Cette "injonction de retrait prolongé" trouve sans doute son origine dans l'article 14 al. 3 de la directive du 8 juin 2000 sur le commerce électronique qui affirme que les hébergeurs de stockage d'informations sur internet ne sont pas responsables de leur caractère illicite, à la condition qu'ils agissent promptement dès qu'ils ont connaissance d'un contenu illicite, pour le retirer et rendre son accès impossible. En droit français, cette directive a été transposée l'article L 336-2 du code de la propriété intellectuelle, qui autorise les titulaires de droits a demander au juge une ordonnance sur requête pour enjoindre aux sites d'agir en ce sens.
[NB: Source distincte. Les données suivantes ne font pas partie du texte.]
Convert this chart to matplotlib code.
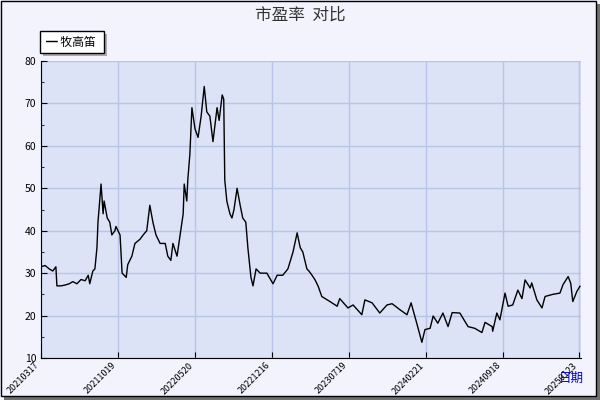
import matplotlib.pyplot as plt
from matplotlib.patches import Rectangle

plt.rcParams['font.family'] = ['Noto Sans CJK SC', 'DejaVu Sans']

# trading-day index and P/E value
day = [0, 8, 16, 23, 29, 31, 39, 47, 55, 62, 70, 78, 86, 92, 95, 101, 105, 109, 111, 117,
       121, 123, 129, 134, 138, 144, 146, 154, 158, 166, 169, 177, 183, 193, 199, 206, 212, 218, 224, 232,
       242, 247, 253, 257, 265, 271, 277, 279, 284, 286, 290, 294, 300, 306, 312, 318, 323, 329, 335, 343,
       347, 353, 356, 358, 362, 368, 372, 376, 382, 388, 393, 399, 403, 409, 413, 419, 427, 440, 452, 460,
       471, 481, 491, 499, 505, 510, 518, 522, 528, 534, 540, 547, 563, 577, 582, 598, 608, 625, 631, 645,
       660, 674, 684, 699, 713, 721, 732, 742, 748, 758, 764, 773, 783, 793, 801, 816, 832, 845, 859, 865,
       879, 880, 888, 894, 904, 910, 919, 929, 937, 943, 953, 956, 966, 976, 982, 997, 1011, 1017, 1027, 1032,
       1036, 1044, 1050]
pe = [31.5, 31.8, 31, 30.5, 31.5, 27, 27, 27.2, 27.5, 28, 27.5, 28.5, 28.2, 29.5, 27.5, 30.5, 31, 36, 42, 51,
      44, 47, 43, 42, 39, 40, 41, 39, 30, 29, 32, 34, 37, 38, 39, 40, 46, 42, 39, 37,
      37, 34, 33, 37, 34, 39, 44, 51, 47, 52, 58, 69, 64, 62, 67, 74, 68, 67, 61, 69,
      66, 72, 71, 52, 47, 44, 43, 45, 50, 46, 43, 42, 36, 29, 27, 31, 30, 30, 27.5, 29.5,
      29.5, 31, 35, 39.5, 36, 35, 31, 30.5, 29.5, 28.4, 26.9, 24.5, 23.3, 22.2, 24, 21.8, 22.5, 20.2, 23.7, 23,
      20.6, 22.5, 22.8, 21.4, 20.2, 23, 18.2, 13.7, 16.7, 17, 19.9, 18.2, 20.6, 17.4, 20.7, 20.6, 17.4, 17, 16, 18.4,
      17.4, 16.3, 20.6, 19, 25.3, 22.2, 22.5, 26, 24, 28.4, 26.5, 27.7, 23.7, 21.8, 24.5, 25, 25.3, 27.3, 29.2, 27.6,
      23.3, 25.7, 26.9]
tick_days = [0, 150, 300, 450, 600, 750, 900, 1048]
tick_labels = ['20210317', '20211019', '20220520', '20221216', '20230719',
               '20240221', '20240918', '20250123']

fig = plt.figure(figsize=(6, 4), dpi=100, facecolor='#f2f3fc')
# outer frame with shadow, behind everything
fig.patches.append(Rectangle((4/600, 0), 596/600, 396/400, transform=fig.transFigure,
                             facecolor='#707070', edgecolor='none', zorder=-3))
fig.patches.append(Rectangle((0.5/600, 4/400), 595/600, 395.5/400, transform=fig.transFigure,
                             facecolor='#f2f3fc', edgecolor='black', lw=1, zorder=-2))

ax = fig.add_axes([41/600, 42/400, 540/600, 297/400])
ax.set_zorder(1)
ax.set_facecolor('#dce3f7')
ax.plot(day, pe, color='black', lw=1)
ax.set_xlim(0, 1052)
ax.set_ylim(10, 80)
ax.set_yticks(range(10, 81, 10))
ax.set_yticks(range(10, 81, 5), minor=True)
ax.set_xticks(tick_days)
ax.set_xticklabels(tick_labels, rotation=45, ha='right', fontsize=6.5)
ax.tick_params(axis='y', labelsize=7.5, direction='in', length=4)
ax.tick_params(axis='y', which='minor', direction='in', length=2)
ax.tick_params(axis='x', direction='in', length=4, pad=2)
ax.grid(True, color='#b8c4e8', lw=1)
for s in ['top', 'right']:
    ax.spines[s].set_visible(False)

fig.text(0.5, 0.962, '市盈率  对比', ha='center', va='center', fontsize=12, color='#333333')
fig.text(0.953, 0.055, '日期', ha='center', va='center', fontsize=9, color='#0000cc', zorder=3)

# legend box
fig.patches.append(Rectangle((43/600, 344/400), 64/600, 22/400, transform=fig.transFigure,
                             facecolor='#aaaaaa', edgecolor='none', zorder=2))
fig.patches.append(Rectangle((40/600, 347/400), 64/600, 22/400, transform=fig.transFigure,
                             facecolor='white', edgecolor='black', lw=1, zorder=2))
fig.text(46/600, 358/400, '━ 牧高笛', va='center', fontsize=8.5, zorder=3)

fig.savefig('out.png', dpi=100, facecolor=fig.get_facecolor())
Encore s'agit-il d'une ordonnance sur requête, c'est à dire d'une intervention d'un juge. Le dispositif envisagé par le rapport de Mireille Imbert-Quaretta ne prévoit que celle de l'autorité administrative, saisie par les titulaires de droits. La justification de ce choix réside dans son faible coût pour les demandeurs. Sans doute, mais, là encore, il s'agit de donner à une administration compétence pour porter atteinte à la libre circulation de l'information et à la liberté du commerce. Quels seront les moyens de recours ? Cette autorité administrative ne risque t elle pas d'apparaître comme une simple courroie de transmission des auteurs et leurs ayants-droits ? Tout cela demeure flou, comme si le but était d'exclure le juge de ce contrôle.

Face à une situation juridique particulièrement complexe car marquée par une véritable mondialisation de la contrefaçon, le rapport Imbert-Quaretta propose étrangement d'exclure les garanties juridictionnelles. A ce titre, il se situe dans le droite ligne d'une doctrine américaine qui privilégie les codes de conduite initiés par les professionnels, au détriment de la contrainte juridique. Le résultat est une forme de désengagement de l'Etat, un message un peu curieux au moment où les CNIL européennes s'efforcent d'obtenir des grandes firmes américaines de l'internet un minimum de respect des règles juridiques dans ce domaine.